**Exercise aim**
Collect each line of the entries that holds the string "this".

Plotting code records
** Start **

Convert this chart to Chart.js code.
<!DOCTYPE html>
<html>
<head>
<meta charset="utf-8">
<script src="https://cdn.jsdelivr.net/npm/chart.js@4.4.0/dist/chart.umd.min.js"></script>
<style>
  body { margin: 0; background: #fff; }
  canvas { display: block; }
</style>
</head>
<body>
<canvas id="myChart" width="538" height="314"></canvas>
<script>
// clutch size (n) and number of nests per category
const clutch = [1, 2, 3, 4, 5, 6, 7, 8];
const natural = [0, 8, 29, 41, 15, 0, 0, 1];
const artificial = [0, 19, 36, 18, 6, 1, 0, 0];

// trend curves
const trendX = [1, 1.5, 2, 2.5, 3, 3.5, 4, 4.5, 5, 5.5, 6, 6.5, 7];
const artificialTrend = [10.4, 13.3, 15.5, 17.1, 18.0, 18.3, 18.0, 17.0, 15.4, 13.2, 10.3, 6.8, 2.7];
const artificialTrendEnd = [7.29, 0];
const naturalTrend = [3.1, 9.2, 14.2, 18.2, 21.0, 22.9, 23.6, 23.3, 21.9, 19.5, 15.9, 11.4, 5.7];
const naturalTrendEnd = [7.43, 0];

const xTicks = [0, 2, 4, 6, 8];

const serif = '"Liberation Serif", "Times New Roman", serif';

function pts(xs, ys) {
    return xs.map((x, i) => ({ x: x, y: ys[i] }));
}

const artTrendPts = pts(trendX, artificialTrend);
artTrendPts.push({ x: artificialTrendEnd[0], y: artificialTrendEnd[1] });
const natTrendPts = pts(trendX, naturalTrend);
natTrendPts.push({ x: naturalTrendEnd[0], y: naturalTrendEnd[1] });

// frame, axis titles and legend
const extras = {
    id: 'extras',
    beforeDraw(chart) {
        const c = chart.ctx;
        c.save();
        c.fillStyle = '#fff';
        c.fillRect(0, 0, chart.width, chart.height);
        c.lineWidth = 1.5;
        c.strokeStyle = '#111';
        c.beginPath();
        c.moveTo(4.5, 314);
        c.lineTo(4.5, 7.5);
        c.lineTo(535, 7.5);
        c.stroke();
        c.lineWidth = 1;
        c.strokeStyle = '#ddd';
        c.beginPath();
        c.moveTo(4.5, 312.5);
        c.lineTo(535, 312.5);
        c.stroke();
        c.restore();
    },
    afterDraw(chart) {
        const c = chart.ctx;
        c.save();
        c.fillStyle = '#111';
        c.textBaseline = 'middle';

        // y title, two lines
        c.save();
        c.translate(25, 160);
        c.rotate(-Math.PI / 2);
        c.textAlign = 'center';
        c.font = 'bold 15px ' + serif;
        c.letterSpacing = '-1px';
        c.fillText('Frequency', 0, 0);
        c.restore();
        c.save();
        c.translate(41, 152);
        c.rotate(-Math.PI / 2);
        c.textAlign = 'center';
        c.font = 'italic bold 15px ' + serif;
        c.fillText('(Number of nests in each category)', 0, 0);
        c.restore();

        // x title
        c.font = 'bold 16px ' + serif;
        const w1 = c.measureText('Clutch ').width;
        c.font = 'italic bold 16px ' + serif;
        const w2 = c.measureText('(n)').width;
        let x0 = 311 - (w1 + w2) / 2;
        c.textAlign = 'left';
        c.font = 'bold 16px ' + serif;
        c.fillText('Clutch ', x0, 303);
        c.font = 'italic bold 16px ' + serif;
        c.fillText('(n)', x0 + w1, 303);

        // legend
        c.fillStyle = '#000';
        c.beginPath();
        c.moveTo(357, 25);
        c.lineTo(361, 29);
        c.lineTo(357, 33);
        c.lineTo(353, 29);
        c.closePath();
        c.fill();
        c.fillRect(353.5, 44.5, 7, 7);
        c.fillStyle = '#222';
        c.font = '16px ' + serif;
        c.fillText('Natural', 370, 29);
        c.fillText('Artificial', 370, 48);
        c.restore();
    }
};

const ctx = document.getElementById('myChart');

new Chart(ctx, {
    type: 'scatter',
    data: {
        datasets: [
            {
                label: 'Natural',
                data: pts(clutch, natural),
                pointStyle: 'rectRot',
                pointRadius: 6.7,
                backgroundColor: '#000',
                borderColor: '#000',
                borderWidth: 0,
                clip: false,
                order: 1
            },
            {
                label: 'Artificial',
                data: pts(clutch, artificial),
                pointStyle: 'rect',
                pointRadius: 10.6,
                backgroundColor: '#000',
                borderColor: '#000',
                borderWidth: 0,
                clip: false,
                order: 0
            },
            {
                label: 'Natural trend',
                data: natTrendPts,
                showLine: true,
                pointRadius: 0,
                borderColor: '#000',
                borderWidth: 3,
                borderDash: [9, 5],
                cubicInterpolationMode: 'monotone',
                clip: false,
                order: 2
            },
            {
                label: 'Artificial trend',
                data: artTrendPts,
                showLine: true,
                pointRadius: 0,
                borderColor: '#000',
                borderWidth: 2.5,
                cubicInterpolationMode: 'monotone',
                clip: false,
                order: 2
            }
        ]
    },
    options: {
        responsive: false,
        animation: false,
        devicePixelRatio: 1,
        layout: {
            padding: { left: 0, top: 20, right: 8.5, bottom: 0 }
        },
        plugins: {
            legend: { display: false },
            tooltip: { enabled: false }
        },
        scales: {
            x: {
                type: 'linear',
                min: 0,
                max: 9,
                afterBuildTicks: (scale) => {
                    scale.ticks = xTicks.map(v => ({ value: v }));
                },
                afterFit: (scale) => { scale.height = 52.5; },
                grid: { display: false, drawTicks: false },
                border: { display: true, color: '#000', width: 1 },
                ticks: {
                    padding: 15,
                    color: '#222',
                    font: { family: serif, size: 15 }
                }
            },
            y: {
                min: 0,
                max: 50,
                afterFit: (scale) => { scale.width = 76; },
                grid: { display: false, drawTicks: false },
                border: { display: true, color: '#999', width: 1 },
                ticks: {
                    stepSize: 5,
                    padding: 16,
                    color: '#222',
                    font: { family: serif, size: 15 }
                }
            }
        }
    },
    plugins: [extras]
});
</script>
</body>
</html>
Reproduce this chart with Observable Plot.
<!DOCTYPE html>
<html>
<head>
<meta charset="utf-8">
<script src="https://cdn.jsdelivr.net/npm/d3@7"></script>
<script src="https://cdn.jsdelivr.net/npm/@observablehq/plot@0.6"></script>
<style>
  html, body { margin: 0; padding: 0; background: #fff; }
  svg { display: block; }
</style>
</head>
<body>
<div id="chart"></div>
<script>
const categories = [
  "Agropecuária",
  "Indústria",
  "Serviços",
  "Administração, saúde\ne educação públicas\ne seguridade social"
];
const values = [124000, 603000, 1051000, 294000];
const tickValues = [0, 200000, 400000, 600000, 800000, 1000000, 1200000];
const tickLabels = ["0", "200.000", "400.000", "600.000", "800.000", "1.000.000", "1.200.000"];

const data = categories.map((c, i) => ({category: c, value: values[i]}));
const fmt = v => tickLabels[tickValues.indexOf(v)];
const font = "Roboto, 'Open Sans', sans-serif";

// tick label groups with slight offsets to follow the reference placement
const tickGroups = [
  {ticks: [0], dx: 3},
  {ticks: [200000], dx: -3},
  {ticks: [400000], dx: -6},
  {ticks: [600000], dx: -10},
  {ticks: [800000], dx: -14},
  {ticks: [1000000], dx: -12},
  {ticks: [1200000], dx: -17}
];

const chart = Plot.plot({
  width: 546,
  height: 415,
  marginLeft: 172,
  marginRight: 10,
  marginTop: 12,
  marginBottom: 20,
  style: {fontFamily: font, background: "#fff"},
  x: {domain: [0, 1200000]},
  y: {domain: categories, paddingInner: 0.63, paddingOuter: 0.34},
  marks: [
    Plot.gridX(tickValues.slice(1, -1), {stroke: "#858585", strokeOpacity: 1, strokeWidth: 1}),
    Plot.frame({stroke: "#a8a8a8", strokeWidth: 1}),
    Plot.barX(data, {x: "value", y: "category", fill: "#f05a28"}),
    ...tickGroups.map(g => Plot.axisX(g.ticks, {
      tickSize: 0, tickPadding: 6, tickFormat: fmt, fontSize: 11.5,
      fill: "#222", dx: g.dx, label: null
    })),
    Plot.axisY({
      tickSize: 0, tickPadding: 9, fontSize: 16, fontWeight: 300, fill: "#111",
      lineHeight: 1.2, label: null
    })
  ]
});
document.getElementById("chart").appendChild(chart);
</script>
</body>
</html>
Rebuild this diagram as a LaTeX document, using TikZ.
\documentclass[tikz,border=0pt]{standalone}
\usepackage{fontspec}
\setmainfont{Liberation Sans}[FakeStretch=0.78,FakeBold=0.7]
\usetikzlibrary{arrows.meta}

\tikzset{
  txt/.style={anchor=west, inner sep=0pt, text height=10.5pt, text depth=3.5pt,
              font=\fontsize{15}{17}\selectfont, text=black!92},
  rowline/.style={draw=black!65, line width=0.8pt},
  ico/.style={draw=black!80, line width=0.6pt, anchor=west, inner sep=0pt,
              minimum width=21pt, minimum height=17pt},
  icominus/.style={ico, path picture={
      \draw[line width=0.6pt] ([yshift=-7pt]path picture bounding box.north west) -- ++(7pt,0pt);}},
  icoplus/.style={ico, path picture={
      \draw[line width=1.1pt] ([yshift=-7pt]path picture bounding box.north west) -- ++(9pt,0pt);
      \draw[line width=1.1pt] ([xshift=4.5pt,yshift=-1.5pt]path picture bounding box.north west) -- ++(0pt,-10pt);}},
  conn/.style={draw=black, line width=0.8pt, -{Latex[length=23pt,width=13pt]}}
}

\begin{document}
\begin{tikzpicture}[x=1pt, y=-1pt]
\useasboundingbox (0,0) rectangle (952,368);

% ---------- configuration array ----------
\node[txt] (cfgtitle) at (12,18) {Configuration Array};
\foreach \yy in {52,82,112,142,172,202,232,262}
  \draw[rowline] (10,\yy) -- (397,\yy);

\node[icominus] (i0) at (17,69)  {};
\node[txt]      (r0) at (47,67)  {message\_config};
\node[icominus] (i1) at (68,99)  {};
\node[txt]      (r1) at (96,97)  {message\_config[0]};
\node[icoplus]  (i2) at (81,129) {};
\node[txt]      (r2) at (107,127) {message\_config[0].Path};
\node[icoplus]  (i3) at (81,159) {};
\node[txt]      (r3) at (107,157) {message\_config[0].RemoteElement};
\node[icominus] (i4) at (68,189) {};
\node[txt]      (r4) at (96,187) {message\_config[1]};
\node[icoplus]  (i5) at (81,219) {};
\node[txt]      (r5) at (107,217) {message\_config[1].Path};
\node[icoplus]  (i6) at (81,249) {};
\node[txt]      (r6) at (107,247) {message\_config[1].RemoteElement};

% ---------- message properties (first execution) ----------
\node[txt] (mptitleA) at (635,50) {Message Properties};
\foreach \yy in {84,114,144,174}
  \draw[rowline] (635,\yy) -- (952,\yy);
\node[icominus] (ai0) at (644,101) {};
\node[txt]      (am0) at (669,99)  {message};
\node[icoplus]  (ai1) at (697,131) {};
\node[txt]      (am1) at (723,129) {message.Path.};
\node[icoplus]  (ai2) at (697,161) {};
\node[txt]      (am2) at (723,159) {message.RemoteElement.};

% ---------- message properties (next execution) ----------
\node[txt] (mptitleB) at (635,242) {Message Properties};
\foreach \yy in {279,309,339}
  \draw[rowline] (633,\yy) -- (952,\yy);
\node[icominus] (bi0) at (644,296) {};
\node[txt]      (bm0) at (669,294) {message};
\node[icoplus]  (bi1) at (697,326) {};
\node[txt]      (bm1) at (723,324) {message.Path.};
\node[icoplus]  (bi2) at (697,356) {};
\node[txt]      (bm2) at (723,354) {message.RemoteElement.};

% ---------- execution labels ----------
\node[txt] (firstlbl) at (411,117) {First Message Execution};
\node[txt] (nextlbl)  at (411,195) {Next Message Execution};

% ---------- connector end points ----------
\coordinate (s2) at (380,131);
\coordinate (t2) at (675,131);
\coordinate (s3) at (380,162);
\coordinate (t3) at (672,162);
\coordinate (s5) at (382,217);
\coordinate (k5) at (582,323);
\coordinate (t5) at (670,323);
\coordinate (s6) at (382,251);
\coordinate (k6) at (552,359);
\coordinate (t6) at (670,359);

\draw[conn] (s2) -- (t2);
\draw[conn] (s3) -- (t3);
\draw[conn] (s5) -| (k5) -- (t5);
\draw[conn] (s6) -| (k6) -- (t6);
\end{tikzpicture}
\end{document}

** End **

**Reply to the task**
Convert this chart to Chart.js code.
Reproduce this chart with Observable Plot.
Rebuild this diagram as a LaTeX document, using TikZ.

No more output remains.